** start **
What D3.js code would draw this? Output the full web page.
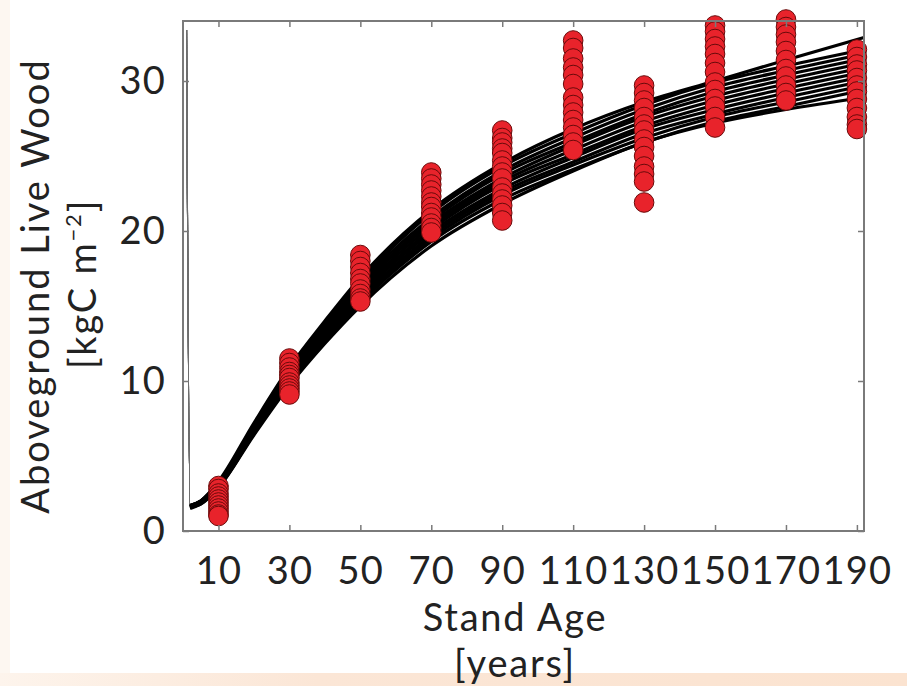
<!DOCTYPE html>
<html>
<head>
<meta charset="utf-8">
<script src="https://cdn.jsdelivr.net/npm/d3@7"></script>
<style>
  html, body { margin: 0; padding: 0; background: #ffffff; }
  svg { display: block; }
  text { font-family: Lato, "Open Sans", sans-serif; fill: #222; }
</style>
</head>
<body>
<svg id="chart" width="907" height="686"></svg>
<script>
// Stand ages at which the plot samples were taken
const standAges = [10, 30, 50, 70, 90, 110, 130, 150, 170, 190];

// Observed aboveground live wood (kgC m^-2) at each stand age
const obs10  = [3.0, 2.8, 2.5, 2.3, 2.1, 1.9, 1.7, 1.5, 1.3, 1.1, 1.0];
const obs30  = [11.5, 11.2, 10.9, 10.6, 10.4, 10.2, 9.9, 9.7, 9.5, 9.3, 9.1];
const obs50  = [18.4, 18.0, 17.6, 17.2, 16.8, 16.5, 16.1, 15.8, 15.5, 15.3];
const obs70  = [23.9, 23.5, 23.1, 22.7, 22.3, 21.9, 21.6, 21.2, 20.9, 20.5, 20.2, 19.9];
const obs90  = [26.7, 26.2, 25.9, 25.5, 25.2, 24.7, 24.3, 23.9, 23.5, 22.9, 22.5, 22.1, 21.7, 21.2, 20.7];
const obs110 = [32.7, 32.2, 31.5, 30.9, 30.4, 29.8, 28.9, 28.4, 27.9, 27.4, 26.9, 26.4, 25.9, 25.4];
const obs130 = [29.7, 29.2, 28.7, 28.2, 27.6, 27.1, 26.7, 26.1, 25.6, 25.0, 24.3, 23.8, 23.3, 21.9];
const obs150 = [33.7, 33.3, 32.8, 32.3, 31.8, 31.2, 30.6, 29.9, 29.4, 28.8, 28.3, 27.6, 26.9];
const obs170 = [34.1, 33.6, 33.1, 32.6, 32.0, 31.4, 30.8, 30.3, 29.7, 29.2, 28.7];
const obs190 = [32.1, 31.6, 31.1, 30.7, 30.2, 29.7, 29.3, 28.8, 28.2, 27.6, 27.1, 26.8];
const observations = [obs10, obs30, obs50, obs70, obs90, obs110, obs130, obs150, obs170, obs190];

// Ages at which each simulated growth trajectory is stored
const curveAges = [1, 2, 5, 10, 20, 30, 40, 50, 70, 90, 110, 130, 150, 170, 192];

// Ensemble of simulated trajectories (kgC m^-2)
const run01 = [33.4, 1.5, 1.8, 2.9, 6.4, 9.7, 12.5, 15.0, 19.0, 21.8, 24.0, 25.9, 27.2, 28.1, 28.9];
const run02 = [33.4, 1.6, 1.8, 2.9, 6.5, 9.8, 12.6, 15.2, 19.3, 22.1, 24.1, 25.9, 27.3, 28.3, 29.4];
const run03 = [33.4, 1.6, 1.9, 3.0, 6.5, 9.9, 12.8, 15.4, 19.5, 22.4, 24.4, 26.2, 27.6, 28.6, 29.7];
const run04 = [33.4, 1.6, 1.9, 3.0, 6.6, 10.0, 12.9, 15.5, 19.7, 22.6, 24.6, 26.5, 27.8, 28.9, 30.0];
const run05 = [33.4, 1.6, 1.9, 3.0, 6.7, 10.1, 13.0, 15.7, 19.9, 22.8, 24.9, 26.8, 28.1, 29.2, 30.3];
const run06 = [33.4, 1.6, 1.9, 3.1, 6.7, 10.2, 13.2, 15.8, 20.1, 23.1, 25.1, 27.0, 28.4, 29.5, 30.6];
const run07 = [33.4, 1.6, 1.9, 3.1, 6.8, 10.3, 13.3, 16.0, 20.3, 23.3, 25.4, 27.3, 28.7, 29.8, 30.9];
const run08 = [33.4, 1.6, 1.9, 3.1, 6.9, 10.4, 13.4, 16.2, 20.5, 23.5, 25.7, 27.6, 29.0, 30.1, 31.2];
const run09 = [33.4, 1.6, 2.0, 3.2, 6.9, 10.5, 13.6, 16.3, 20.7, 23.8, 25.9, 27.8, 29.3, 30.4, 31.5];
const run10 = [33.4, 1.7, 2.0, 3.2, 7.0, 10.6, 13.7, 16.5, 20.9, 24.0, 26.2, 28.1, 29.6, 30.7, 31.8];
const run11 = [33.4, 1.7, 2.0, 3.2, 7.1, 10.8, 13.9, 16.7, 21.2, 24.3, 26.5, 28.4, 29.9, 31.0, 32.1];
const run12 = [33.4, 1.7, 2.0, 3.3, 7.2, 10.9, 14.0, 16.9, 21.4, 24.5, 26.8, 28.6, 30.0, 31.4, 32.9];
const runs = [run01, run02, run03, run04, run05, run06, run07, run08, run09, run10, run11, run12];

// Axis ticks
const xTicks = [10, 30, 50, 70, 90, 110, 130, 150, 170, 190];
const yTicks = [0, 10, 20, 30];

const svg = d3.select("#chart");
const W = 907, H = 686;
const plot = { left: 183, right: 864, top: 21, bottom: 531 };
const FONT = "Lato, 'Open Sans', sans-serif";

// Page backdrop: faint warm strip on the left, warm band along the bottom
const defs = svg.append("defs");
const grad = defs.append("linearGradient").attr("id", "warmBand").attr("x1", 0).attr("x2", 1);
grad.append("stop").attr("offset", "0%").attr("stop-color", "#fdf4ec");
grad.append("stop").attr("offset", "35%").attr("stop-color", "#fbe6d6");
grad.append("stop").attr("offset", "100%").attr("stop-color", "#fbe3d0");
svg.append("rect").attr("x", 0).attr("y", 0).attr("width", W).attr("height", H).attr("fill", "#ffffff");
svg.append("rect").attr("x", 0).attr("y", 0).attr("width", 10).attr("height", H).attr("fill", "#fdf7f1");
svg.append("rect").attr("x", 0).attr("y", 673).attr("width", W).attr("height", H - 673).attr("fill", "url(#warmBand)");

const x = d3.scaleLinear().domain([0, 192]).range([plot.left, plot.right]);
const y = d3.scaleLinear().domain([0, 34]).range([plot.bottom, plot.top]);

// Simulated trajectories: the initial drop is a hairline, the growth part is heavy
const lineFrom = (start, end) => d3.line()
  .defined((d, i) => i >= start && i <= end)
  .x((d, i) => x(curveAges[i]))
  .y(d => y(d))
  .curve(d3.curveMonotoneX);

const curves = svg.append("g");
curves.selectAll("path.drop")
  .data(runs)
  .join("path")
  .attr("class", "drop")
  .attr("d", lineFrom(0, 2))
  .attr("fill", "none")
  .attr("stroke", "#6e6e6e")
  .attr("stroke-width", 1.1);

curves.selectAll("path.growth")
  .data(runs)
  .join("path")
  .attr("class", "growth")
  .attr("d", lineFrom(1, curveAges.length - 1))
  .attr("fill", "none")
  .attr("stroke", "#000")
  .attr("stroke-width", 3.2);

// Observations
const pts = [];
standAges.forEach((age, i) => observations[i].forEach(v => pts.push({ age, v })));
svg.append("g")
  .selectAll("circle")
  .data(pts)
  .join("circle")
  .attr("cx", d => x(d.age))
  .attr("cy", d => y(d.v))
  .attr("r", 9.8)
  .attr("fill", "#e8232b")
  .attr("stroke", "#6a0a0a")
  .attr("stroke-width", 1);

// Axes (ticks point inward, box on all four sides)
const axisColor = "#7a7a7a";
function styleAxis(g) {
  g.select(".domain").remove();
  g.selectAll(".tick line").attr("stroke", axisColor).attr("stroke-width", 1.5);
  g.selectAll("text").attr("font-size", 38).attr("fill", "#222").attr("font-family", FONT)
    .attr("letter-spacing", 1.2);
}

svg.append("g")
  .attr("transform", `translate(0,${plot.bottom})`)
  .call(d3.axisBottom(x).tickValues(xTicks).tickSize(-6).tickPadding(26).tickFormat(d3.format("d")))
  .call(styleAxis);

svg.append("g")
  .attr("transform", `translate(0,${plot.top})`)
  .call(d3.axisTop(x).tickValues(xTicks).tickSize(-6).tickFormat(""))
  .call(styleAxis);

svg.append("g")
  .attr("transform", `translate(${plot.left},0)`)
  .call(d3.axisLeft(y).tickValues(yTicks).tickSize(-6).tickPadding(17).tickFormat(d3.format("d")))
  .call(styleAxis);

svg.append("g")
  .attr("transform", `translate(${plot.right},0)`)
  .call(d3.axisRight(y).tickValues(yTicks).tickSize(-6).tickFormat(""))
  .call(styleAxis);

svg.append("rect")
  .attr("x", plot.left).attr("y", plot.top)
  .attr("width", plot.right - plot.left).attr("height", plot.bottom - plot.top)
  .attr("fill", "none").attr("stroke", axisColor).attr("stroke-width", 2);

// Axis titles
svg.append("text").attr("x", 515).attr("y", 631).attr("text-anchor", "middle")
  .attr("font-size", 38).attr("letter-spacing", 1.8).text("Stand Age");
svg.append("text").attr("x", 515).attr("y", 677).attr("text-anchor", "middle")
  .attr("font-size", 38).attr("letter-spacing", 1.8).text("[years]");

svg.append("text").attr("transform", "translate(49,286) rotate(-90)")
  .attr("text-anchor", "middle").attr("font-size", 38).attr("letter-spacing", 2)
  .text("Aboveground Live Wood");
const yl2 = svg.append("text").attr("transform", "translate(96,284) rotate(-90)")
  .attr("text-anchor", "middle").attr("font-size", 38).attr("letter-spacing", 1.8);
yl2.append("tspan").text("[kgC m");
yl2.append("tspan").attr("font-size", 22).attr("dy", -15).text("\u22122");
yl2.append("tspan").attr("dy", 15).text("]");
</script>
</body>
</html>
** end **
● What the exercise asks: Exactly as written, please give again the lines from the beginning of the listing through the line containing "obs150, obs170, obs190];", inclusive, without any pictures.

● Task output:
What D3.js code would draw this? Output the full web page.
<!DOCTYPE html>
<html>
<head>
<meta charset="utf-8">
<script src="https://cdn.jsdelivr.net/npm/d3@7"></script>
<style>
  html, body { margin: 0; padding: 0; background: #ffffff; }
  svg { display: block; }
  text { font-family: Lato, "Open Sans", sans-serif; fill: #222; }
</style>
</head>
<body>
<svg id="chart" width="907" height="686"></svg>
<script>
// Stand ages at which the plot samples were taken
const standAges = [10, 30, 50, 70, 90, 110, 130, 150, 170, 190];

// Observed aboveground live wood (kgC m^-2) at each stand age
const obs10  = [3.0, 2.8, 2.5, 2.3, 2.1, 1.9, 1.7, 1.5, 1.3, 1.1, 1.0];
const obs30  = [11.5, 11.2, 10.9, 10.6, 10.4, 10.2, 9.9, 9.7, 9.5, 9.3, 9.1];
const obs50  = [18.4, 18.0, 17.6, 17.2, 16.8, 16.5, 16.1, 15.8, 15.5, 15.3];
const obs70  = [23.9, 23.5, 23.1, 22.7, 22.3, 21.9, 21.6, 21.2, 20.9, 20.5, 20.2, 19.9];
const obs90  = [26.7, 26.2, 25.9, 25.5, 25.2, 24.7, 24.3, 23.9, 23.5, 22.9, 22.5, 22.1, 21.7, 21.2, 20.7];
const obs110 = [32.7, 32.2, 31.5, 30.9, 30.4, 29.8, 28.9, 28.4, 27.9, 27.4, 26.9, 26.4, 25.9, 25.4];
const obs130 = [29.7, 29.2, 28.7, 28.2, 27.6, 27.1, 26.7, 26.1, 25.6, 25.0, 24.3, 23.8, 23.3, 21.9];
const obs150 = [33.7, 33.3, 32.8, 32.3, 31.8, 31.2, 30.6, 29.9, 29.4, 28.8, 28.3, 27.6, 26.9];
const obs170 = [34.1, 33.6, 33.1, 32.6, 32.0, 31.4, 30.8, 30.3, 29.7, 29.2, 28.7];
const obs190 = [32.1, 31.6, 31.1, 30.7, 30.2, 29.7, 29.3, 28.8, 28.2, 27.6, 27.1, 26.8];
const observations = [obs10, obs30, obs50, obs70, obs90, obs110, obs130, obs150, obs170, obs190];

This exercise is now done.